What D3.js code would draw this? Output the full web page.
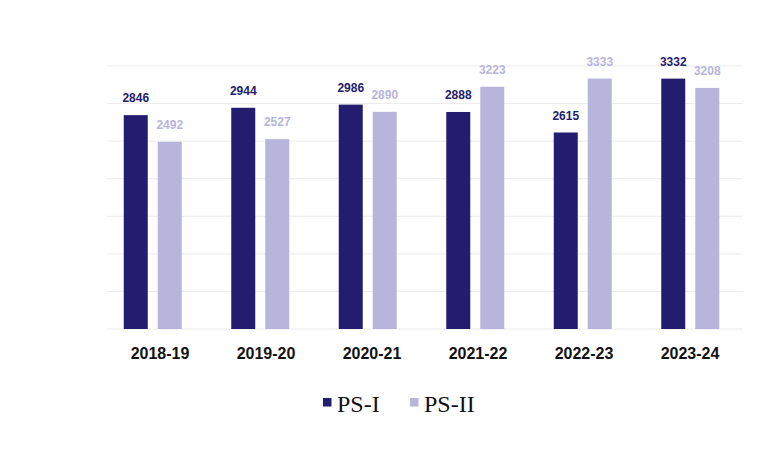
<!DOCTYPE html>
<html><head><meta charset="utf-8">
<script src="https://cdn.jsdelivr.net/npm/d3@7"></script>
<style>body{margin:0;background:#fff}svg{display:block}</style>
</head><body>
<svg id="c" width="778" height="453"></svg>
<script>
const categories = ["2018-19","2019-20","2020-21","2021-22","2022-23","2023-24"];
const seriesNames = ["PS-I","PS-II"];
const ps1 = [2846,2944,2986,2888,2615,3332];
const ps2 = [2492,2527,2890,3223,3333,3208];
const yTicks = [0,500,1000,1500,2000,2500,3000,3500];
const colors = ["#241c6e","#b7b5db"];

const svg = d3.select("#c");
const m = {left:107, right:35, top:66, bottom:124};
const W = 778, H = 453;
// label scale
const xL = d3.scaleBand().domain(categories).range([m.left, W-m.right]);
// bar group scale
const x0 = d3.scaleBand().domain(categories).range([99, 744]);
const x1 = d3.scaleBand().domain(seriesNames).range([0, 58]).paddingInner(10/34);
const y = d3.scaleLinear().domain([0,3500]).range([H-m.bottom, m.top]);

svg.append("g").selectAll("line").data(yTicks).join("line")
  .attr("x1", m.left).attr("x2", W-m.right)
  .attr("y1", d=>y(d)).attr("y2", d=>y(d))
  .attr("stroke", "#ebebeb").attr("stroke-width", 1);

const data = categories.map((c,i)=>({c, vals:[ps1[i], ps2[i]]}));
const g = svg.append("g").selectAll("g").data(data).join("g")
  .attr("transform", d=>`translate(${x0(d.c)+x0.bandwidth()/2-29},0)`);

g.selectAll("rect").data(d=>d.vals.map((v,k)=>({v,k}))).join("rect")
  .attr("x", d=>x1(seriesNames[d.k]))
  .attr("width", x1.bandwidth())
  .attr("y", d=>y(d.v))
  .attr("height", d=>y(0)-y(d.v))
  .attr("fill", d=>colors[d.k]);

g.selectAll("text").data(d=>d.vals.map((v,k)=>({v,k}))).join("text")
  .attr("x", d=>x1(seriesNames[d.k])+x1.bandwidth()/2)
  .attr("y", d=>y(d.v)-13)
  .attr("text-anchor","middle")
  .attr("font-family","Liberation Sans, Arial, sans-serif")
  .attr("font-size", 12).attr("font-weight","bold")
  .attr("fill", d=>colors[d.k])
  .text(d=>d.v);

const xAxis = d3.axisBottom(xL).tickSize(0).tickPadding(0);
const ax = svg.append("g").attr("transform", `translate(0,${y(0)})`).call(xAxis);
ax.select(".domain").remove();
ax.selectAll("text").attr("dy", null).attr("y", 30)
  .attr("font-family","Liberation Sans, Arial, sans-serif")
  .attr("font-size", 16).attr("font-weight","bold").attr("fill","#111");

const legend = svg.append("g");
const lx = [323, 410];
seriesNames.forEach((s,i)=>{
  legend.append("rect").attr("x", lx[i]).attr("y", 398).attr("width", 8.5).attr("height", 8.5).attr("fill", colors[i]);
  legend.append("text").attr("x", lx[i]+14).attr("y", 412)
    .attr("font-family","Liberation Serif, Times New Roman, serif")
    .attr("font-size", 24).attr("fill","#111").text(s);
});
</script>
</body></html>
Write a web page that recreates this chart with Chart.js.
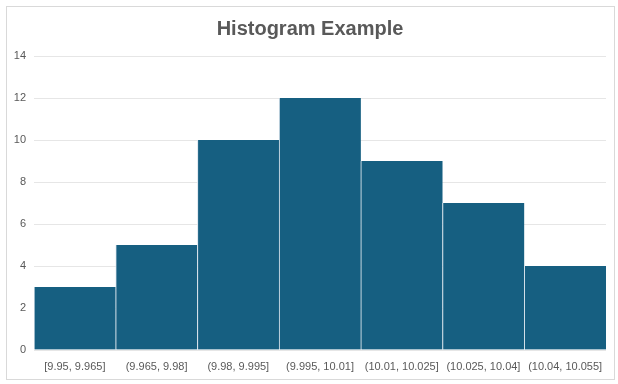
<!DOCTYPE html>
<html>
<head>
<meta charset="utf-8">
<script src="https://cdn.jsdelivr.net/npm/chart.js@4.4.1/dist/chart.umd.min.js"></script>
<style>
  html, body { margin: 0; padding: 0; background: #fff; }
  #wrap { position: relative; width: 618px; height: 384px; }
  #frame { position: absolute; left: 6px; top: 6px; width: 607px; height: 372px; border: 1px solid #d9d9d9; pointer-events: none; }
</style>
</head>
<body>
<div id="wrap">
  <canvas id="histChart" width="618" height="384"></canvas>
  <div id="frame"></div>
</div>
<script>
const binLabels = ['[9.95, 9.965]', '(9.965, 9.98]', '(9.98, 9.995]', '(9.995, 10.01]',
                   '(10.01, 10.025]', '(10.025, 10.04]', '(10.04, 10.055]'];
const counts = [3, 5, 10, 12, 9, 7, 4];
const yMax = 14;
const yStep = 2;

const tickColor = '#595959';

const ctx = document.getElementById('histChart').getContext('2d');
new Chart(ctx, {
  type: 'bar',
  data: {
    labels: binLabels,
    datasets: [{
      label: 'Count',
      data: counts,
      backgroundColor: '#165f81',
      borderColor: '#dce6ee',
      borderWidth: { left: 1, right: 0, top: 0, bottom: 0 },
      borderSkipped: false,
      barPercentage: 1,
      categoryPercentage: 1,
    }]
  },
  options: {
    responsive: false,
    animation: false,
    layout: {
      padding: { left: 14, right: 12, top: 6, bottom: 6 }
    },
    scales: {
      x: {
        grid: { display: false, drawTicks: false },
        border: { display: false },
        ticks: {
          color: tickColor,
          padding: 10,
          maxRotation: 0,
          autoSkip: false,
          font: { family: 'Liberation Sans', size: 11 }
        },
        afterFit: scale => { scale.height = 28; }
      },
      y: {
        min: 0,
        max: yMax,
        grid: { color: '#e6e6e6', drawTicks: false },
        border: { display: false },
        ticks: {
          stepSize: yStep,
          color: tickColor,
          padding: 8,
          font: { family: 'Liberation Sans', size: 11 }
        },
        afterFit: scale => { scale.width = 20; }
      }
    },
    plugins: {
      legend: { display: false },
      tooltip: { enabled: false },
      title: {
        display: true,
        text: 'Histogram Example',
        color: tickColor,
        padding: { top: 11, bottom: 15 },
        font: { family: "'Liberation Sans', sans-serif", size: 20, weight: 'bold' }
      }
    }
  }
});
</script>
</body>
</html>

- _The problem_
Write out the entries above word for word. Do not include the pictures.

- _Solution for this exercise_
What D3.js code would draw this? Output the full web page.
<!DOCTYPE html>
<html><head><meta charset="utf-8">
<script src="https://cdn.jsdelivr.net/npm/d3@7"></script>
<style>body{margin:0;background:#fff}svg{display:block}</style>
</head><body>
<svg id="c" width="778" height="453"></svg>
<script>
const categories = ["2018-19","2019-20","2020-21","2021-22","2022-23","2023-24"];
const seriesNames = ["PS-I","PS-II"];
const ps1 = [2846,2944,2986,2888,2615,3332];
const ps2 = [2492,2527,2890,3223,3333,3208];
const yTicks = [0,500,1000,1500,2000,2500,3000,3500];
const colors = ["#241c6e","#b7b5db"];

const svg = d3.select("#c");
const m = {left:107, right:35, top:66, bottom:124};
const W = 778, H = 453;
// label scale
const xL = d3.scaleBand().domain(categories).range([m.left, W-m.right]);
// bar group scale
const x0 = d3.scaleBand().domain(categories).range([99, 744]);
const x1 = d3.scaleBand().domain(seriesNames).range([0, 58]).paddingInner(10/34);
const y = d3.scaleLinear().domain([0,3500]).range([H-m.bottom, m.top]);

svg.append("g").selectAll("line").data(yTicks).join("line")
  .attr("x1", m.left).attr("x2", W-m.right)
  .attr("y1", d=>y(d)).attr("y2", d=>y(d))
  .attr("stroke", "#ebebeb").attr("stroke-width", 1);

const data = categories.map((c,i)=>({c, vals:[ps1[i], ps2[i]]}));
const g = svg.append("g").selectAll("g").data(data).join("g")
  .attr("transform", d=>`translate(${x0(d.c)+x0.bandwidth()/2-29},0)`);

g.selectAll("rect").data(d=>d.vals.map((v,k)=>({v,k}))).join("rect")
  .attr("x", d=>x1(seriesNames[d.k]))
  .attr("width", x1.bandwidth())
  .attr("y", d=>y(d.v))
  .attr("height", d=>y(0)-y(d.v))
  .attr("fill", d=>colors[d.k]);

g.selectAll("text").data(d=>d.vals.map((v,k)=>({v,k}))).join("text")
  .attr("x", d=>x1(seriesNames[d.k])+x1.bandwidth()/2)
  .attr("y", d=>y(d.v)-13)
  .attr("text-anchor","middle")
  .attr("font-family","Liberation Sans, Arial, sans-serif")
  .attr("font-size", 12).attr("font-weight","bold")
  .attr("fill", d=>colors[d.k])
  .text(d=>d.v);

const xAxis = d3.axisBottom(xL).tickSize(0).tickPadding(0);
const ax = svg.append("g").attr("transform", `translate(0,${y(0)})`).call(xAxis);
ax.select(".domain").remove();
ax.selectAll("text").attr("dy", null).attr("y", 30)
  .attr("font-family","Liberation Sans, Arial, sans-serif")
  .attr("font-size", 16).attr("font-weight","bold").attr("fill","#111");

const legend = svg.append("g");
const lx = [323, 410];
seriesNames.forEach((s,i)=>{
  legend.append("rect").attr("x", lx[i]).attr("y", 398).attr("width", 8.5).attr("height", 8.5).attr("fill", colors[i]);
  legend.append("text").attr("x", lx[i]+14).attr("y", 412)
    .attr("font-family","Liberation Serif, Times New Roman, serif")
    .attr("font-size", 24).attr("fill","#111").text(s);
});
</script>
</body></html>
Write a web page that recreates this chart with Chart.js.
<!DOCTYPE html>
<html>
<head>
<meta charset="utf-8">
<script src="https://cdn.jsdelivr.net/npm/chart.js@4.4.1/dist/chart.umd.min.js"></script>
<style>
  html, body { margin: 0; padding: 0; background: #fff; }
  #wrap { position: relative; width: 618px; height: 384px; }
  #frame { position: absolute; left: 6px; top: 6px; width: 607px; height: 372px; border: 1px solid #d9d9d9; pointer-events: none; }
</style>
</head>
<body>
<div id="wrap">
  <canvas id="histChart" width="618" height="384"></canvas>
  <div id="frame"></div>
</div>
<script>
const binLabels = ['[9.95, 9.965]', '(9.965, 9.98]', '(9.98, 9.995]', '(9.995, 10.01]',
                   '(10.01, 10.025]', '(10.025, 10.04]', '(10.04, 10.055]'];
const counts = [3, 5, 10, 12, 9, 7, 4];
const yMax = 14;
const yStep = 2;

const tickColor = '#595959';

const ctx = document.getElementById('histChart').getContext('2d');
new Chart(ctx, {
  type: 'bar',
  data: {
    labels: binLabels,
    datasets: [{
      label: 'Count',
      data: counts,
      backgroundColor: '#165f81',
      borderColor: '#dce6ee',
      borderWidth: { left: 1, right: 0, top: 0, bottom: 0 },
      borderSkipped: false,
      barPercentage: 1,
      categoryPercentage: 1,
    }]
  },
  options: {
    responsive: false,
    animation: false,
    layout: {
      padding: { left: 14, right: 12, top: 6, bottom: 6 }
    },
    scales: {
      x: {
        grid: { display: false, drawTicks: false },
        border: { display: false },
        ticks: {
          color: tickColor,
          padding: 10,
          maxRotation: 0,
          autoSkip: false,
          font: { family: 'Liberation Sans', size: 11 }
        },
        afterFit: scale => { scale.height = 28; }
      },
      y: {
        min: 0,
        max: yMax,
        grid: { color: '#e6e6e6', drawTicks: false },
        border: { display: false },
        ticks: {
          stepSize: yStep,
          color: tickColor,
          padding: 8,
          font: { family: 'Liberation Sans', size: 11 }
        },
        afterFit: scale => { scale.width = 20; }
      }
    },
    plugins: {
      legend: { display: false },
      tooltip: { enabled: false },
      title: {
        display: true,
        text: 'Histogram Example',
        color: tickColor,
        padding: { top: 11, bottom: 15 },
        font: { family: "'Liberation Sans', sans-serif", size: 20, weight: 'bold' }
      }
    }
  }
});
</script>
</body>
</html>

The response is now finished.